First, the Legislature will be urged to increase the number of primary care physicians practicing in Texas by restoring funding to family medicine and primary care residency training programs, and by creating incentives for the development of new training programs based in community clinics, such as federally qualified health centers. Next, lawmakers should target the state’s investment in medical education to get a better return by creating incentives for medical schools to produce the primary care physician workforce Texas demonstrably and urgently needs. Finally, the state can recruit primary care physicians to practice in underserved communities by recommitting to the promise of physician education loan repayment.
“Together, these initiatives constitute a bold set of strategies to grow and improve Texas’ primary care physician workforce and to increase access to primary care services for Texans across the state,” Fiesinger says. “With a robust primary care physician workforce, we can ensure Texas’ patients will receive the right care at the right time for the right price.”
Fast facts
Texas health rankings
When compared with other states, Texas ranks near the bottom in many determinants of health—from behaviors and community factors to public policies and clinical care—which are reflected in poor health outcomes. Consider these 2011 rankings:
DETERMINANT | RANKING |
Obesity (percent of adult population) | 42 |
Lack of health insurance (percent without health insurance) | 50 |
Early prenatal care (percent with visit during the first trimester) | 50 |
Primary care physicians (per 100,000 population) | 42 |
Preventable hospitalizations (number per 1,000 Medicare enrollees) | 36 |
Diabetes (percent of adult population) | 34 |
Cardiovascular deaths | 30 |
Source: America’s Health Rankings 2011, United Health Foundation
The economic impact of chronic disease
Experts predict that the combined effect of treatment costs and lost productivity from chronic disease will cost the Texas economy $187 billion in 2013. This figure balloons to $332 billion by 2023.
Source: An Unhealthy America: The Economic Burden of Chronic Disease, Milken Institute, October 2007
The primary care solution
The addition of primary care physicians in a population results in better overall health outcomes for all patients.
- An increase of one primary care physician per 10,000 population (about a 20 percent increase) was associated with a 6 percent decrease in all-cause mortality and about a 3 percent decrease in infant, low-birth-weight, and stroke mortality.

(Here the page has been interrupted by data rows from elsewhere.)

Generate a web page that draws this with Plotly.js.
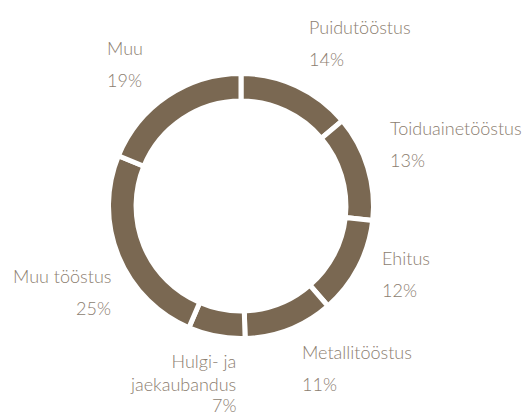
<!DOCTYPE html>
<html>
<head>
<meta charset="utf-8">
<script src="https://cdn.plot.ly/plotly-3.0.1.min.js"></script>
<style>html,body{margin:0;padding:0;background:#fff;}#chart{width:527px;height:412px;}</style>
</head>
<body>
<div id="chart"></div>
<script>
// Data
var categories = ["Puidutööstus", "Toiduainetööstus", "Ehitus", "Metallitööstus", "Hulgi- ja<br>jaekaubandus", "Muu tööstus", "Muu"];
var shares = [14, 13, 12, 11, 7, 25, 19];

// Label placement (pixels): anchor x, name centre y, percent centre y, side
var labelPos = [
  {x: 307, yn: 27, yp: 59, side: "left"},
  {x: 388, yn: 128, yp: 160, side: "left"},
  {x: 380, yn: 258, yp: 290, side: "left"},
  {x: 300, yn: 352, yp: 384, side: "left"},
  {x: 238, yn: 372, yp: 405, side: "right"},
  {x: 113, yn: 276, yp: 308, side: "right"},
  {x: 105, yn: 48, yp: 80, side: "left"}
];

var W = 527, H = 412;
var cx = 241, cy = 206, R = 132.5;
var textColor = "#8b7d6f";
var font = {family: "Lato, 'Open Sans', sans-serif", size: 18, color: textColor, weight: 300};

var annotations = [];
categories.forEach(function (c, i) {
  var p = labelPos[i];
  annotations.push({
    xref: "paper", yref: "paper", x: p.x / W, y: 1 - p.yn / H,
    xanchor: p.side, yanchor: "middle", align: p.side, showarrow: false,
    text: c, font: font
  });
  annotations.push({
    xref: "paper", yref: "paper", x: p.x / W, y: 1 - p.yp / H,
    xanchor: p.side, yanchor: "middle", align: p.side, showarrow: false,
    text: shares[i] + "%", font: font
  });
});

var trace = {
  type: "pie",
  labels: categories,
  values: shares,
  sort: false,
  direction: "clockwise",
  rotation: 0,
  hole: 0.792,
  textinfo: "none",
  hoverinfo: "label+percent",
  marker: {colors: categories.map(function () { return "#7a6852"; }), line: {color: "#ffffff", width: 5}},
  domain: {x: [(cx - R) / W, (cx + R) / W], y: [(H - cy - R) / H, (H - cy + R) / H]},
  showlegend: false
};

Plotly.newPlot("chart", [trace], {
  width: W, height: H,
  margin: {l: 0, r: 0, t: 0, b: 0},
  paper_bgcolor: "#ffffff",
  plot_bgcolor: "#ffffff",
  showlegend: false,
  annotations: annotations
}, {displayModeBar: false, staticPlot: true});
</script>
</body>
</html>
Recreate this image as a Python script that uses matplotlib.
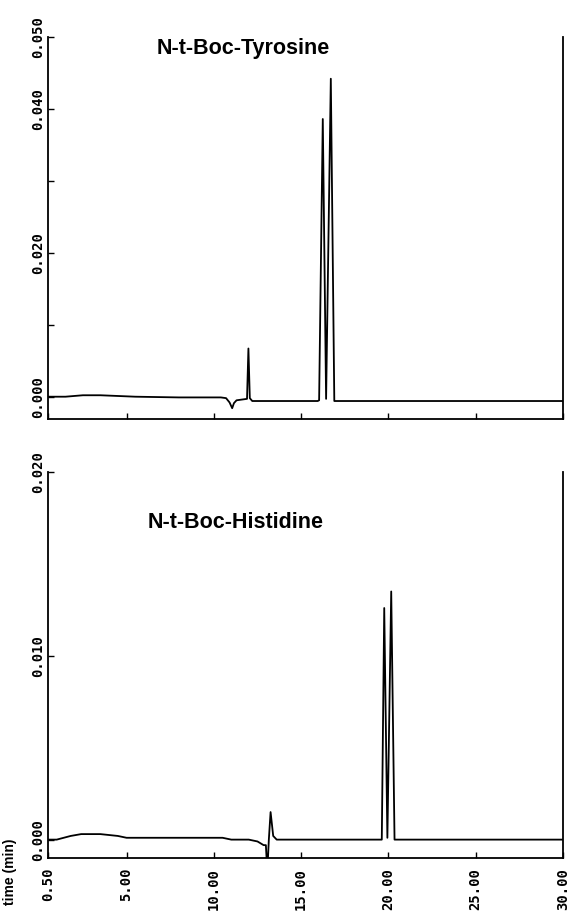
import matplotlib.pyplot as plt

# N-t-Boc-Tyrosine trace (time in min, absorbance)
tyr_time = [0.5, 1.5, 2.5, 3.5, 4.5, 5.5, 8.0, 10.4, 10.7, 10.9, 11.05, 11.15, 11.3,
            11.6, 11.9, 11.98, 12.06, 12.2, 14.0, 15.95, 16.03, 16.24, 16.43, 16.70,
            16.90, 17.5, 20.0, 25.0, 30.0]
tyr_abs = [0.0000, 0.0000, 0.0002, 0.0002, 0.0001, 0.0000, -0.0001, -0.0001, -0.0002,
           -0.0008, -0.0016, -0.0009, -0.0005, -0.0004, -0.0003, 0.0067, -0.0002,
           -0.0006, -0.0006, -0.0006, -0.0005, 0.0386, -0.0003, 0.0442, -0.0006,
           -0.0006, -0.0006, -0.0006, -0.0006]

# N-t-Boc-Histidine trace
his_time = [0.5, 1.0, 1.8, 2.4, 3.5, 4.5, 5.0, 8.0, 10.5, 11.0, 12.0, 12.5, 12.85,
            12.98, 13.02, 13.1, 13.15, 13.25, 13.4, 13.6, 17.0, 19.5, 19.62, 19.76,
            19.94, 20.16, 20.35, 25.0, 30.0]
his_abs = [0.0000, 0.0000, 0.0002, 0.0003, 0.0003, 0.0002, 0.0001, 0.0001, 0.0001,
           0.0000, 0.0000, -0.0001, -0.0003, -0.0003, -0.0010, -0.0010, 0.0000,
           0.0015, 0.0002, 0.0000, 0.0000, 0.0000, 0.0000, 0.0126, 0.0001, 0.0135,
           0.0000, 0.0000, 0.0000]

xticks = [0.5, 5, 10, 15, 20, 25, 30]
xticklabels = ['0.50', '5.00', '10.00', '15.00', '20.00', '25.00', '30.00']
tyr_yticks = [0.0, 0.01, 0.02, 0.03, 0.04, 0.05]
tyr_yticklabels = ['0.000', '', '0.020', '', '0.040', '0.050']
his_yticks = [0.0, 0.01, 0.02]
his_yticklabels = ['0.000', '0.010', '0.020']

mono = {'family': 'DejaVu Sans Mono', 'weight': 'bold', 'size': 10}

fig = plt.figure(figsize=(5.69, 9.14), dpi=100)
ax1 = fig.add_axes([48/569, 1-419/914, 515/569, 382/914])
ax2 = fig.add_axes([48/569, 1-858/914, 515/569, 386/914])


def style(ax):
    ax.spines['top'].set_visible(False)
    for s in ['left', 'bottom', 'right']:
        ax.spines[s].set_linewidth(1.3)
    ax.set_xlim(0.5, 30)
    ax.set_xticks(xticks)
    ax.tick_params(direction='in', length=4.5, width=1.0)
    ax.tick_params(axis='y', pad=2)
    ax.tick_params(axis='x', pad=7)


ax1.plot(tyr_time, tyr_abs, color='black', lw=1.3)
style(ax1)
ax1.set_ylim(-0.0031, 0.050)
ax1.set_yticks(tyr_yticks)
ax1.set_yticklabels(tyr_yticklabels, rotation=90, va='center', fontdict=mono)
ax1.set_xticklabels([])
ax1.text(0.21, 0.969, 'N-t-Boc-Tyrosine', transform=ax1.transAxes, fontsize=15.5,
         fontweight='bold', family='Liberation Sans', va='center', ha='left')

ax2.plot(his_time, his_abs, color='black', lw=1.3)
style(ax2)
ax2.set_ylim(-0.001, 0.020)
ax2.set_yticks(his_yticks)
ax2.set_yticklabels(his_yticklabels, rotation=90, va='center', fontdict=mono)
ax2.set_xticklabels(xticklabels, rotation=90, fontdict=mono)
ax2.text(0.194, 0.87, 'N-t-Boc-Histidine', transform=ax2.transAxes, fontsize=15.5,
         fontweight='bold', family='Liberation Sans', va='center', ha='left')

fig.text(10/569, 1-872/914, 'time (min)', rotation=90, ha='center', va='center',
         fontsize=10, fontweight='bold', family='Liberation Sans')

fig.savefig('out.png', dpi=100)
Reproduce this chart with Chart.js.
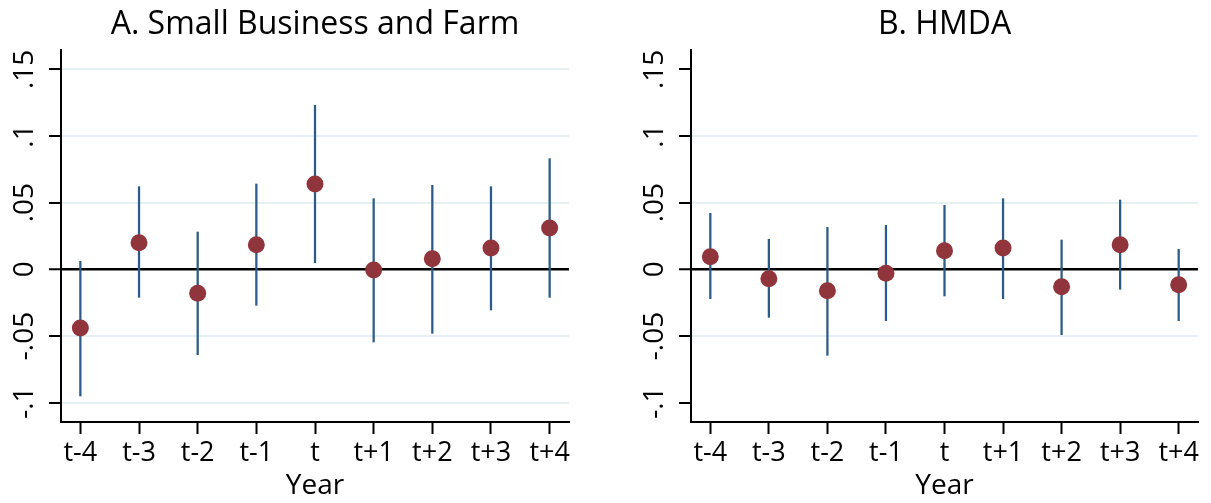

- For total mortality, an increase of one primary care physician per 10,000 population was associated with a reduction of 34.6 deaths per 100,000 population at the state level.
- Lower primary care physician supply and higher specialty-to-population ratios were associated with higher overall age-adjusted mortality, mortality from heart disease, mortality from cancer, neonatal mortality, life span, and low-birth-weight ratios.